I’m working with this dataset in Kaggle and I’ve seen some projects where the target
SalePrice has been transformed with a log transform.
I don’t understand why, is it necessary?
For example here:
#applying log transformation
df_train['SalePrice'] = np.log(df_train['SalePrice'])
Did you read that notebook?
…Ok, ‘SalePrice’ is not normal. It shows ‘peakedness’, positive skewness and does not follow the diagonal line.
But everything’s not lost. A simple data transformation can solve the problem. This is one of the awesome things you can learn in statistical books: in case of positive skewness, log transformations usually works well…
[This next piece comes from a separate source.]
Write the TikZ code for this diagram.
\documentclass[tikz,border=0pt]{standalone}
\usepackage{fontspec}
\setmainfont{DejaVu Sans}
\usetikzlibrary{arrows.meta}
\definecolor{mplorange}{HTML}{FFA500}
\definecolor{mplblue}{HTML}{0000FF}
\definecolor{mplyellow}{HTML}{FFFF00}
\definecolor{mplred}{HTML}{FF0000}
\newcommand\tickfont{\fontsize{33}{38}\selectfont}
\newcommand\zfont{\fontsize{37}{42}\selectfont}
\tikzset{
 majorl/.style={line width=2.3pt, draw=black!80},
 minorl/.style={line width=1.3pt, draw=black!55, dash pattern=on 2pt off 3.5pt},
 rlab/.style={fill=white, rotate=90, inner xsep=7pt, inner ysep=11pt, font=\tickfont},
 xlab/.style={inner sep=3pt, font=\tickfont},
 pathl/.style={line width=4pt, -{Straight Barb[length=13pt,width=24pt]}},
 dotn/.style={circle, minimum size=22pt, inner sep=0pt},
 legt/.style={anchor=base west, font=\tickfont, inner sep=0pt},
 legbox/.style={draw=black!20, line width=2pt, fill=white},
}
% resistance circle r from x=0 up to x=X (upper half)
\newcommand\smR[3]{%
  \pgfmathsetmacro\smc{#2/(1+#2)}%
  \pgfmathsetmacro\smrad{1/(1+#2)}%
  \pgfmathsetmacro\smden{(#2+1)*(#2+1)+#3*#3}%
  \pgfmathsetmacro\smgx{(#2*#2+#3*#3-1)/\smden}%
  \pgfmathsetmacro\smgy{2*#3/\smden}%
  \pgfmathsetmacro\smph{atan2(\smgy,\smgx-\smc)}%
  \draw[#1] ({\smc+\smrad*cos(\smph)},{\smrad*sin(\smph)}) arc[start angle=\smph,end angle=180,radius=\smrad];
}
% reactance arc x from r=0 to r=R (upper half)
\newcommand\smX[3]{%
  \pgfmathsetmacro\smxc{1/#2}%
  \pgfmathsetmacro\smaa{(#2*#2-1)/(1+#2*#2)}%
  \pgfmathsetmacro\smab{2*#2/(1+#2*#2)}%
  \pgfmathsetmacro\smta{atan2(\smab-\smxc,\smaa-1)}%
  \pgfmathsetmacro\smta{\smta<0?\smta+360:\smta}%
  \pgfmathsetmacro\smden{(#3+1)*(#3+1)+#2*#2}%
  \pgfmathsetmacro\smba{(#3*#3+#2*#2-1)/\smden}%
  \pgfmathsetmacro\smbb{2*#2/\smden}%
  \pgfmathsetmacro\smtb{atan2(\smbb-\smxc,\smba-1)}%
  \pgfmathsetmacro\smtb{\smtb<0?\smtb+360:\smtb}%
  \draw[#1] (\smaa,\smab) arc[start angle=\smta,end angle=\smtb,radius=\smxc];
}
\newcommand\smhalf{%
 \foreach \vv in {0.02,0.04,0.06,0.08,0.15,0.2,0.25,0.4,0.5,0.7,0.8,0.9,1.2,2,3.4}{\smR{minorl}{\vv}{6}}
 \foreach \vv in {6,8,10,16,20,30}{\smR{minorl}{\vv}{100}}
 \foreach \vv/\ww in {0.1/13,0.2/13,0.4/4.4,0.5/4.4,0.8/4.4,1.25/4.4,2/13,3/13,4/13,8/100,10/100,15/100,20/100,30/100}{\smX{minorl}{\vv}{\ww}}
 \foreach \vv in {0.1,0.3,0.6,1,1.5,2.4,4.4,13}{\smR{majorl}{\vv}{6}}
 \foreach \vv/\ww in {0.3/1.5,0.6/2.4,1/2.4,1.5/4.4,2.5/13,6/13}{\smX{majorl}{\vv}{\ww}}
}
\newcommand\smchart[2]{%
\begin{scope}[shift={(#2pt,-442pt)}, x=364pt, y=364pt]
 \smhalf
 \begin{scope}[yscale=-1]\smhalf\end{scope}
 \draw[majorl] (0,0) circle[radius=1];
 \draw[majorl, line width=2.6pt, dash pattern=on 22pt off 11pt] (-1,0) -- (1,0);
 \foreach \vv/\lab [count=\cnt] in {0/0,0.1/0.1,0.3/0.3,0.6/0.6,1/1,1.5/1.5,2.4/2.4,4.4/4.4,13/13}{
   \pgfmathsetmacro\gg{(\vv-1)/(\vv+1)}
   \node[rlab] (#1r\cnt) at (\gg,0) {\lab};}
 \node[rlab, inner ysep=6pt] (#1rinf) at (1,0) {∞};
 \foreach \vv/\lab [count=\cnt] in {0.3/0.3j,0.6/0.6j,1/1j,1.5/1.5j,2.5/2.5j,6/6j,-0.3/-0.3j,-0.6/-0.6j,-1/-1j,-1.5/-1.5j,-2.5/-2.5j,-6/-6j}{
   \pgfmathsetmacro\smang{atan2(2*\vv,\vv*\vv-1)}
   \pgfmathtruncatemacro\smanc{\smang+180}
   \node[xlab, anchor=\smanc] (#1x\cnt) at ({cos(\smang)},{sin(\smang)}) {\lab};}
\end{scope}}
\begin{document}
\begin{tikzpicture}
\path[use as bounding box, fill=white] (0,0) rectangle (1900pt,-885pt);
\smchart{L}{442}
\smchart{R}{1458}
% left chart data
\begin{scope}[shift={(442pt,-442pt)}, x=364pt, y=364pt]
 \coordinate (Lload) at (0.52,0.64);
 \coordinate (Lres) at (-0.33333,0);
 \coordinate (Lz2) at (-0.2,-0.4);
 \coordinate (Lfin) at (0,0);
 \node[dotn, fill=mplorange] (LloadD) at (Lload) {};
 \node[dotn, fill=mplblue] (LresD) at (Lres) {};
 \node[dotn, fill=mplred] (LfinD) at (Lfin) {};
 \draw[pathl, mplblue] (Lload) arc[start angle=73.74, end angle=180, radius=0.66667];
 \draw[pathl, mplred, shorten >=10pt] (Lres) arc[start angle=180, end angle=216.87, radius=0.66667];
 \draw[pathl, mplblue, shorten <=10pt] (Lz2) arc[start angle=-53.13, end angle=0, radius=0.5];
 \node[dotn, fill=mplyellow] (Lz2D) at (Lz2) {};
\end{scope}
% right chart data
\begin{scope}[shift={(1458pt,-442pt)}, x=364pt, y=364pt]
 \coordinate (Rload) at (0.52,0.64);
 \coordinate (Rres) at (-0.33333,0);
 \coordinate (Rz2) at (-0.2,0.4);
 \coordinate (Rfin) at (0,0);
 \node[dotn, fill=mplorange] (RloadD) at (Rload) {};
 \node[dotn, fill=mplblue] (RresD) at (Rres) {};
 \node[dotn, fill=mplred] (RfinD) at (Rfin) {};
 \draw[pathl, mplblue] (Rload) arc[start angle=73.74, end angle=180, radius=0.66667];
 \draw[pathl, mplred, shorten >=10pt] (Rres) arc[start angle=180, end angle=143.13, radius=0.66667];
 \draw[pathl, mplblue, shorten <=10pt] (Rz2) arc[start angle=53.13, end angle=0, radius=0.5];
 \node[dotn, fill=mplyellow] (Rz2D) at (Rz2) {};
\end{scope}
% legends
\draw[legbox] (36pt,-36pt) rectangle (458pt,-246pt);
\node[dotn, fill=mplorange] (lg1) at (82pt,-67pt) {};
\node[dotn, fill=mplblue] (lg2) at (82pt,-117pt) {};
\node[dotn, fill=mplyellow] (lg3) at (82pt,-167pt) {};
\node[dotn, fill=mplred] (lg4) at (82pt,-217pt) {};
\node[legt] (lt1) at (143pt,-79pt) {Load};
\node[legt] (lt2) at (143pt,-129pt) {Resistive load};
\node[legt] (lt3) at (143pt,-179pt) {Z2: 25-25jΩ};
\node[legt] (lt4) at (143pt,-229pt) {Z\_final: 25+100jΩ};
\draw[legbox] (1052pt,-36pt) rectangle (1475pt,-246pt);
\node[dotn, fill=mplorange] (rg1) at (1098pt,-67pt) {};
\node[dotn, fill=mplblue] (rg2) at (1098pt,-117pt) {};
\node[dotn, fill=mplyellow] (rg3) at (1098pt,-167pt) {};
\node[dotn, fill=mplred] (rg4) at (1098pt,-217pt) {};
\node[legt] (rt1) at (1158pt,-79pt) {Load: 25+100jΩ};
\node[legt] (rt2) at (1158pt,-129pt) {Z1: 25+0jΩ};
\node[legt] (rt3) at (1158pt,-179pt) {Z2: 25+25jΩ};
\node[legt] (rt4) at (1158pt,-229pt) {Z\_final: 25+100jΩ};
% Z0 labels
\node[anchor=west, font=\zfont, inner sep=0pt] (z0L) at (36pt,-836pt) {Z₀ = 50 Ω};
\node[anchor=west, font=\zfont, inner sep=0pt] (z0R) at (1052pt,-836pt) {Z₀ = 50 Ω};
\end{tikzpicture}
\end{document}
Sometimes it’s better to transform the data to increase the accuracy or to get a better linear coeficient. I recomend you to read that section of the notebook and look into it in statistics books
Yes I did.
But should it be done regardless of the algorithm applied, or if we only use linear regression?
Actually it depends of the distribution of the data. If i remember my statistics/physics lessons correctly is not always a good idea to work with left or right skewed data, so you normalize it with different methods, min/max, standard deviaton, transform it in a logaritmic scale and then you use the model that you want to use ie linear regression (wich actually in the case of a logaritmic scale is a logaritmic regression)
This article explains it better
Ok thank you! I’ll read that article.
I didn’t know that we also can normalize the output variable so my head .
I thought these methods (rescaling, normalizing…) were only applied to the input variables to prepare them for machine learning.